(Updated November 19, 2024)
Overview
We often have data in a form that is not immediately useful. If we need to do mathematical calculations and all we have is a string, we must first take another step. Here, we explore some of the finer details of how this can be done by examining the algorithm to convert from String
to int
.
Existing Tools
In Java, we would use Integer.parseInt()
. This method takes a String
argument and returns a 32-bit int
.
int x = Integer.parseInt("4302");
int y = Integer.parseInt("10101101", 2);
In C, we would use something like atoi()
or strtol()
.
int x = atoi("4302");
long y = strtol("10101101", NULL, 2);
Note that these do not consider data validation.
The Algorithm
First, we must understand that the string cannot be used in arithmetic calculations. It’s a group of characters.
Converting a string to a number is a straightforward process. We look at each character in the string and “add” it to a running total. Of course, adding that character requires that we convert it from char
to int
.
Knowing the ASCII table can help us here. For example, ‘4’ has a value of 52 – not very helpful. We need an integer of 4, not the char
‘4’. However, with some simple subtraction, we can get there. Since ‘0’ is 48, we can do the following:
'4' - '0' = 4 52 - 48 = 4
Yes, we can subtract the chars, and we get a legitimate value that can be used in the calculation. Further, if we start at the beginning of a decimal string, we can keep multiplying by 10 to arrive at the final value.
Let's convert "4302": let sum = 0 '4' - '0' = 4 sum = sum * 10 + 4, the result is 0 * 10 + 4 or 4. '3' - '0' = 3 sum = sum * 10 + 3, the result is 4 * 10 + 3 or 43. '0' - '0' = 0 sum = sum * 10 + 0, the result is 43 * 10 + 0 or 430. '2' - '0' = 2 sum = sum * 10 + 2, the result is 430 * 10 + 2 or 4302.
So, the mechanical steps need to be codified. In the next section, we see how we can accomplish that in Java, C, and assembly language.
The Code
Java Version
In Java, we are using a for
loop with the length()
method to determine when to stop.

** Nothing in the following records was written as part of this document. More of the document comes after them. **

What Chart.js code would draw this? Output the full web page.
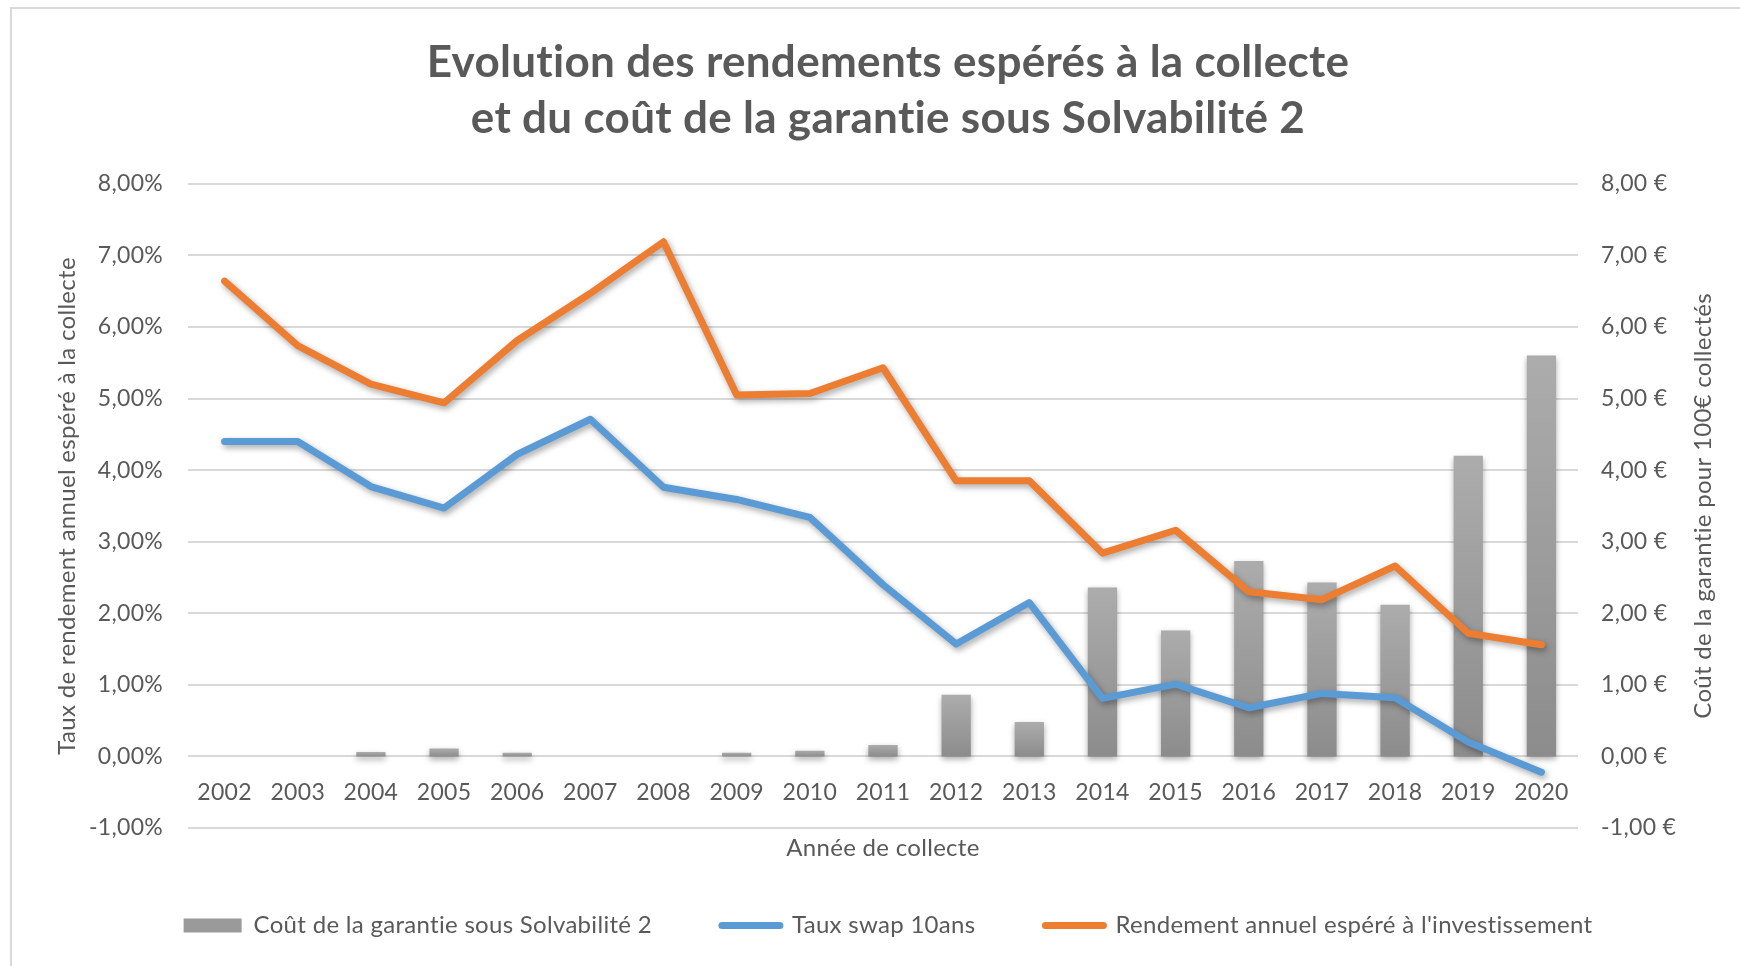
<!DOCTYPE html>
<html>
<head>
<meta charset="utf-8">
<script src="https://cdn.jsdelivr.net/npm/chart.js"></script>
<style>
  html, body { margin: 0; padding: 0; background: #fff; overflow: hidden; }
  #wrap { position: relative; width: 1740px; height: 966px; }
  #frame { position: absolute; left: 10px; top: 7px; width: 1800px; height: 1000px;
           border-left: 2px solid #d9d9d9; border-top: 2px solid #d9d9d9; }
  canvas { position: absolute; left: 0; top: 0; }
</style>
</head>
<body>
<div id="wrap">
  <div id="frame"></div>
  <canvas id="chart" width="1740" height="966"></canvas>
</div>
<script>
// data
const years = ["2002", "2003", "2004", "2005", "2006", "2007", "2008", "2009", "2010", "2011",
               "2012", "2013", "2014", "2015", "2016", "2017", "2018", "2019", "2020"];
const coutGarantie = [0, 0, 0.06, 0.11, 0.05, 0, 0, 0.05, 0.08, 0.16,
                      0.86, 0.48, 2.36, 1.76, 2.73, 2.43, 2.12, 4.20, 5.60];
const tauxSwap = [4.40, 4.40, 3.77, 3.47, 4.22, 4.71, 3.76, 3.59, 3.34, 2.40,
                  1.57, 2.15, 0.81, 1.01, 0.68, 0.88, 0.82, 0.20, -0.22];
const rendement = [6.64, 5.74, 5.20, 4.94, 5.81, 6.47, 7.19, 5.05, 5.07, 5.43,
                   3.85, 3.85, 2.84, 3.16, 2.30, 2.19, 2.66, 1.72, 1.56];
const seriesLabels = ["Coût de la garantie sous Solvabilité 2", "Taux swap 10ans",
                      "Rendement annuel espéré à l'investissement"];
const titleLines = ["Evolution des rendements espérés à la collecte",
                    "et du coût de la garantie sous Solvabilité 2"];
const axisMin = -1, axisMax = 8;

const GREY = "#595959";
const FONT = "Lato";
const fmt = v => v.toFixed(2).replace(".", ",");

// bars get a light-to-dark gradient like the Excel original
function barFill(c) {
  const chart = c.chart;
  if (!chart.chartArea || c.parsed == null) return "#9a9a9a";
  const s = chart.scales.y2;
  const top = s.getPixelForValue(c.parsed.y), base = s.getPixelForValue(0);
  if (Math.abs(base - top) < 1) return "#9a9a9a";
  const g = chart.ctx.createLinearGradient(0, top, 0, base);
  g.addColorStop(0, "#acacac");
  g.addColorStop(1, "#8c8c8c");
  return g;
}

// tiny letter spacing keeps Lato from drawing its "ti" ligature
const noLigatures = {
  id: "noLigatures",
  beforeUpdate(chart) { chart.ctx.letterSpacing = "0.3px"; },
  beforeDraw(chart) { chart.ctx.letterSpacing = "0.3px"; }
};

const shadows = {
  id: "shadows",
  beforeDatasetDraw(chart, args) {
    const ctx = chart.ctx;
    ctx.save();
    ctx.shadowColor = "rgba(0,0,0,0.35)";
    ctx.shadowBlur = 6;
    ctx.shadowOffsetX = args.meta.type === "bar" ? 0 : 2;
    ctx.shadowOffsetY = 3;
  },
  afterDatasetDraw(chart) { chart.ctx.restore(); }
};

// right axis title reads bottom-to-top in the original
const rightTitle = {
  id: "rightTitle",
  afterDraw(chart) {
    const ctx = chart.ctx, a = chart.chartArea;
    ctx.save();
    ctx.translate(a.right + 125, (a.top + a.bottom) / 2);
    ctx.rotate(-Math.PI / 2);
    ctx.font = "24px " + FONT;
    ctx.fillStyle = GREY;
    ctx.textAlign = "center";
    ctx.textBaseline = "middle";
    ctx.fillText("Coût de la garantie pour 100€ collectés", 0, 0);
    ctx.restore();
  }
};

new Chart(document.getElementById("chart"), {
  data: {
    labels: years,
    datasets: [
      { type: "bar", label: seriesLabels[0], data: coutGarantie, yAxisID: "y2", order: 3,
        backgroundColor: barFill, barPercentage: 0.8, categoryPercentage: 0.5 },
      { type: "line", label: seriesLabels[1], data: tauxSwap, yAxisID: "y", order: 2,
        borderColor: "#5b9bd5", borderWidth: 7, pointRadius: 0, tension: 0,
        borderCapStyle: "round", borderJoinStyle: "round" },
      { type: "line", label: seriesLabels[2], data: rendement, yAxisID: "y", order: 1,
        borderColor: "#ed7d31", borderWidth: 7, pointRadius: 0, tension: 0,
        borderCapStyle: "round", borderJoinStyle: "round" }
    ]
  },
  options: {
    responsive: false,
    animation: false,
    layout: { padding: { left: 36, right: 0, top: 0, bottom: 18.5 } },
    plugins: {
      tooltip: { enabled: false },
      title: {
        display: true, text: titleLines, color: GREY,
        font: { family: FONT, size: 44, weight: "bold", lineHeight: 1.27 },
        padding: { top: 35, bottom: 37 }
      },
      legend: {
        position: "bottom",
        title: { display: true, text: "", font: { size: 12 }, padding: { top: 1.1, bottom: 0 } },
        labels: {
          usePointStyle: true, pointStyleWidth: 58, boxHeight: 14, padding: 70,
          color: GREY, font: { family: FONT, size: 24 },
          generateLabels: chart => chart.data.datasets.map((ds, i) => ({
            text: ds.label, datasetIndex: i, hidden: false,
            fillStyle: ds.type === "bar" ? "#9a9a9a" : ds.borderColor,
            strokeStyle: ds.type === "bar" ? "#9a9a9a" : ds.borderColor,
            lineWidth: ds.type === "bar" ? 0 : 7,
            lineCap: "round",
            pointStyle: ds.type === "bar" ? "rect" : "line",
            fontColor: GREY
          }))
        }
      }
    },
    scales: {
      x: {
        position: { y: 0 },
        grid: { display: false, drawTicks: false },
        border: { display: false },
        ticks: { color: GREY, font: { family: FONT, size: 23 }, padding: 22, maxRotation: 0, autoSkip: false },
        title: { display: true, text: "Année de collecte", color: GREY,
                 font: { family: FONT, size: 24 }, padding: { top: 6, bottom: 0 } }
      },
      y: {
        position: "left", min: axisMin, max: axisMax,
        ticks: { stepSize: 1, color: GREY, font: { family: FONT, size: 23 }, padding: 25,
                 callback: v => fmt(v) + "%" },
        grid: { color: "#d9d9d9", lineWidth: 2, drawTicks: false },
        border: { display: false },
        title: { display: true, text: "Taux de rendement annuel espéré à la collecte", color: GREY,
                 font: { family: FONT, size: 24 }, padding: { top: 16.5 } },
        afterFit: s => { s.width = 152; }
      },
      y2: {
        position: "right", min: axisMin, max: axisMax,
        ticks: { stepSize: 1, color: GREY, font: { family: FONT, size: 23 }, padding: 23,
                 callback: v => fmt(v) + "\u00a0€" },
        grid: { display: false, drawTicks: false },
        border: { display: false },
        afterFit: s => { s.width = 162; }
      }
    }
  },
  plugins: [noLigatures, shadows, rightTitle]
});
</script>
</body>
</html>
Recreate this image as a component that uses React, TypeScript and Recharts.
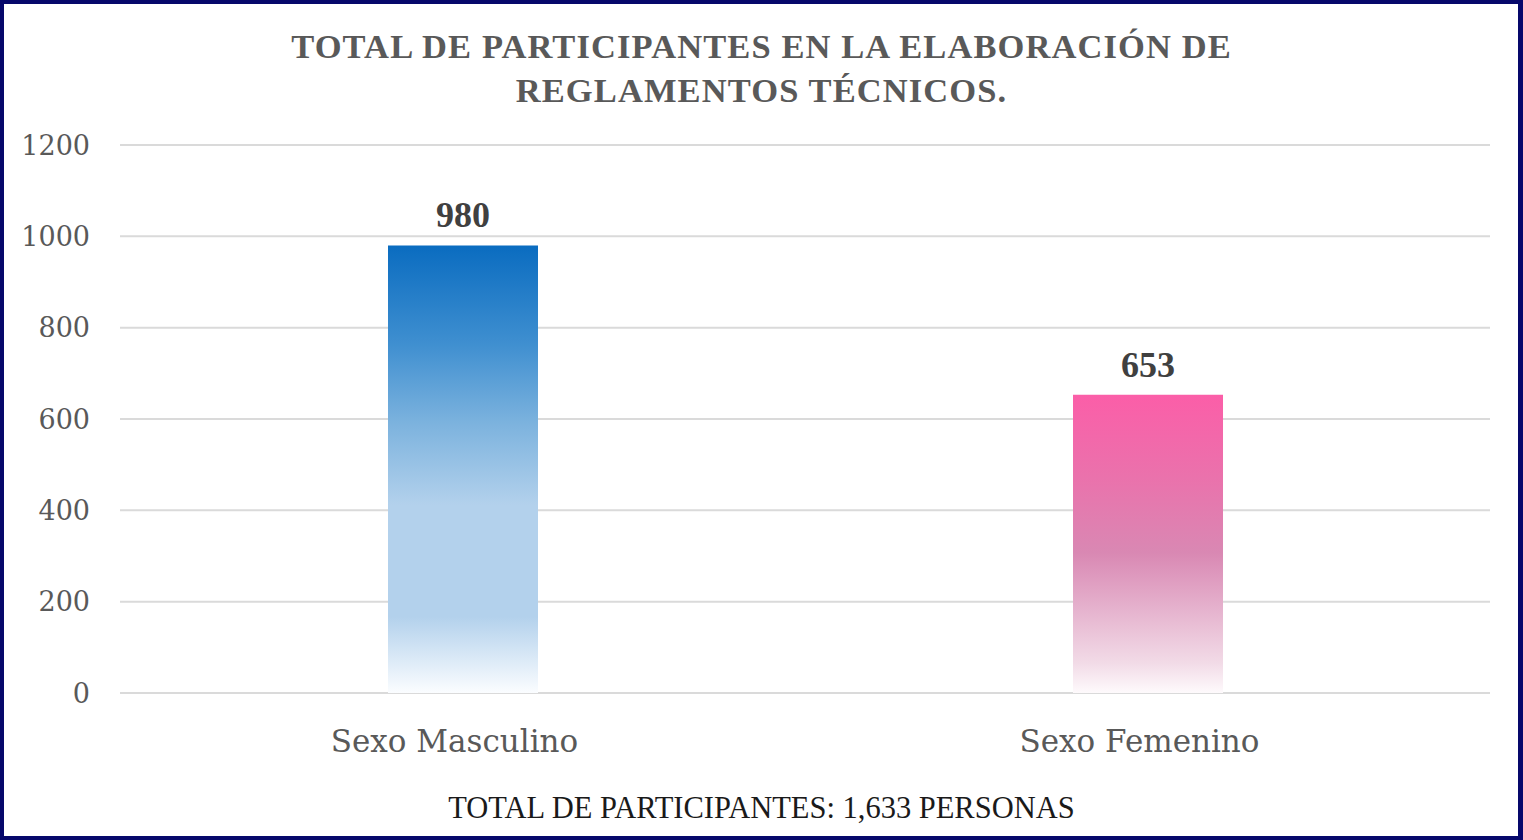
import { Bar, BarChart, CartesianGrid, Cell, LabelList, XAxis, YAxis } from "recharts";

const categories = ["Sexo Masculino", "Sexo Femenino"];
const participants = [980, 653];
const yTicks = [0, 200, 400, 600, 800, 1000, 1200];
const titleLines = ["TOTAL DE PARTICIPANTES EN LA ELABORACIÓN DE", "REGLAMENTOS TÉCNICOS."];
const footerText = "TOTAL DE PARTICIPANTES: 1,633 PERSONAS";

const barFills = ["url(#gradMasc)", "url(#gradFem)"];

const data = categories.map((name, i) => ({ name, value: participants[i] }));

const SERIF = "'DejaVu Serif', 'Liberation Serif', serif";

function App() {
  return (
    <div style={{ position: "absolute", top: 0, left: 0, width: 1523, height: 840, background: "#06086b" }}>
      <div style={{ position: "absolute", left: 4, top: 4, width: 1514, height: 832, background: "#ffffff" }} />
      <div
        style={{
          position: "absolute",
          top: 24,
          left: 0,
          width: 1523,
          textAlign: "center",
          fontFamily: "'Liberation Serif', serif",
          fontWeight: 700,
          fontSize: 34.5,
          lineHeight: "44px",
          letterSpacing: 1.1,
          color: "#595959"
        }}
      >
        {titleLines.map((line) => (
          <div key={line}>{line}</div>
        ))}
      </div>
      <div style={{ position: "absolute", top: 0, left: 0 }}>
        <BarChart
          width={1523}
          height={840}
          data={data}
          margin={{ top: 145, right: 33, bottom: 0, left: 0 }}
          barCategoryGap={0}
        >
          <defs>
            <linearGradient id="gradMasc" x1="0" y1="0" x2="0" y2="1">
              <stop offset="0%" stopColor="#0a6cc0" />
              <stop offset="22%" stopColor="#3f8fd0" />
              <stop offset="40%" stopColor="#7db3de" />
              <stop offset="58%" stopColor="#b3d1ec" />
              <stop offset="83%" stopColor="#b3d1ec" />
              <stop offset="100%" stopColor="#fbfdff" />
            </linearGradient>
            <linearGradient id="gradFem" x1="0" y1="0" x2="0" y2="1">
              <stop offset="0%" stopColor="#fb5ea8" />
              <stop offset="28%" stopColor="#ea72ac" />
              <stop offset="53%" stopColor="#d988b3" />
              <stop offset="70%" stopColor="#e4aecb" />
              <stop offset="90%" stopColor="#f2dbe7" />
              <stop offset="100%" stopColor="#fefafc" />
            </linearGradient>
          </defs>
          <CartesianGrid vertical={false} stroke="#dadada" strokeWidth={2} />
          <XAxis
            dataKey="name"
            axisLine={false}
            tickLine={false}
            tickSize={0}
            tickMargin={37}
            height={147}
            tick={{ fill: "#595959", fontSize: 31, fontFamily: SERIF, dx: -8 }}
          />
          <YAxis
            domain={[0, 1200]}
            ticks={yTicks}
            axisLine={false}
            tickLine={false}
            tickSize={0}
            tickMargin={30}
            width={120}
            tick={{ fill: "#595959", fontSize: 27, fontFamily: SERIF }}
          />
          <Bar dataKey="value" barSize={150} isAnimationActive={false}>
            {data.map((d, i) => (
              <Cell key={d.name} fill={barFills[i]} />
            ))}
            <LabelList
              dataKey="value"
              position="top"
              offset={18}
              fill="#404040"
              fontSize={36}
              fontWeight={700}
              fontFamily="'Liberation Serif', serif"
            />
          </Bar>
        </BarChart>
      </div>
      <div
        style={{
          position: "absolute",
          top: 789,
          left: 0,
          width: 1523,
          textAlign: "center",
          fontFamily: "'Liberation Serif', serif",
          fontSize: 30.5,
          lineHeight: "38px",
          color: "#1a1a1a"
        }}
      >
        {footerText}
      </div>
    </div>
  );
}

export default App;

We access each character with charAt()
.
Throughout the examples, both the decimal and binary numbers are converted and then added together to show the efficacy of the conversion.
public class Convert {
public static void main(String[] args) {
String b10 = "4302";
String b2 = "10101101";
int x, num1, num2;
// convert number multiplying by 10
num1 = 0;
for ( x = 0; x < b10.length(); x++)
num1 = num1 * 10 + b10.charAt(x) - '0';
System.out.println("Converted string \"" + b10 + "\" to " + num1);
// convert using a bit shift
num2 = 0;
for (x = 0; x < b2.length(); x++)
num2 = (num2 << 1) + b2.charAt(x) - '0';
System.out.println("Converted string \"" + b2 + "\" to " + num2);
System.out.println(num1 + " + " + num2 + " = " + (num1+num2));
}
}
C Version
Now, we provide a C version of the algorithm. Note that the while loop accentuates the use of non-zero values as true. So, while the current character is not the null character ('\0') which is a zero in the ASCII table, we still have characters left in the string.
#include <stdio.h>
int main(void) {
char *b10 = "4302";
char *b2 = "10101101";
int x, num1, num2;
// convert number to int by multiplying by 10
num1 = 0;
x = 0;
while( b10[x] ) {
num1 = num1 * 10 + (b10[x] - '0');
x++;
}
printf("Converted string \"%s\" to %d\n", b10, num1);
// convert using a running multiplier
num2 = 0;
x = 0;
while ( b2[x] ) {
num2 = (num2 << 1) + (b2[x] - '0');
x++;
}
printf("Converted string \"%s\" to %d\n", b2, num2);
printf("%d + %d = %d\n", num1, num2, num1+num2);
}
Assembler Version
Here, we have an assembly language version of the solution that uses the 6502/6510 CPU. This code is specifically written for a Commodore 64 and will run in any emulator.
There is much to unpack here. The accumulator (A register) is doing all of the math. The X register is our index into the string, and the Y register is used for counting down the repeated addition for the base-10 conversion.
*= $4000
define linprt $bdcd ; print XA (LE) as int
define chrout $ffd2
lda #147
jsr chrout
; convert decimal
one: ldx #0
p1: lda ns1,x
beq print1
; multiply by 10; copy value
lda num1
sta tmp
lda num1+1
sta tmp+1
; add 9 more times
ldy #9
more: clc
lda tmp
adc num1
sta num1
lda tmp+1
adc num1+1
sta num1+1
dey
bne more
; add new digit
lda ns1,x
; subtract the '0' from the digit
sec
sbc #$30
clc
adc num1
sta num1
lda #0
adc num1+1
sta num1+1
inx
jmp p1
print1: ldx num1
lda num1+1
jsr linprt
lda #13 ; CR
jsr chrout
; convert binary
two: ldx #0
p2: lda ns2,x
beq print2
; subtract the '0' from the digit
sec
sbc #$30
; multiply by 2
asl num2
rol num2+1
; add the new digit
clc
adc num2
sta num2
lda #0
adc num2+1
sta num2+1
inx
jmp p2
print2: ldx num2
lda num2+1
jsr linprt
lda #13 ; CR
jsr chrout
add: clc
lda num1
adc num2
sta sum
lda num1+1
adc num2+1
sta sum+1
print3: ldx sum
lda sum+1
jsr linprt
lda #13 ; CR
jsr chrout
; and we're done!
end: rts
; data area
ns1: txt "4302"
dcb 0
ns2: txt "10101101"
dcb 0
num1: dcw 0
num2: dcw 0
tmp: dcw 0
sum: dcw 0